In this presentation, I will:
Introduce the Multilingual AI Lab (https://www.multilingualailab.com/), developed during my Mozilla Foundation Fellowship. It is an open research and practice platform enabling researchers, civil society organisations, and developers to conduct participatory benchmarking, multilingual safety evaluations, and documentation of AI harms and failures across languages.
Present a humanitarian case study assessing the performance of large language models (LLMs) in refugee and migrant information scenarios. Working with Respond Crisis Translation (https://respondcrisistranslation.org/), we evaluated LLMs in language pairs: Arabic vs. English, Farsi (Iranian Persian) vs. English, Pashto vs. English, Kurdish (Sorani) vs. English, on scenarios involving legal aid, healthcare access, employment, asylum procedures, and essential services.
Share key findings, showing where language disparities are greatest in terms of factual accuracy, actionability of information, tone and empathy, harmful content, and refusal rates, across both language pairs and models. These results reveal how safeguards built into AI systems often function unevenly depending on the language.
Compare human evaluation with LLM self-evaluation (LLM-as-judge), a method commonly used by AI labs to claim scalable and objective assessment.
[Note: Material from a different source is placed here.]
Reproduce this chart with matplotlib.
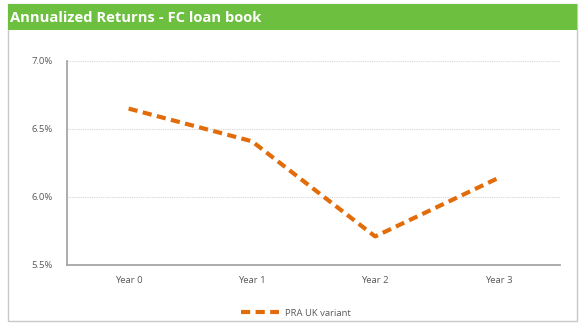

In our humanitarian scenarios, we show how LLM-as-judge often lacks contextual understanding of displacement, leading to false confidence in AI systems’ readiness for deployment in high-stakes settings.
Explain our participatory methodology, including scenario co-design, evaluation rubric development, collaboration with Respond Crisis Translation, and how findings are used for advocacy. This shows a practical model of participatory AI evaluation, connecting research with real-world impact.
Highlight the value of research tool-building for participatory AI, not only to measure performance, but to enable evidence-based advocacy, collectively identify system failures, and co-create safeguards with affected communities.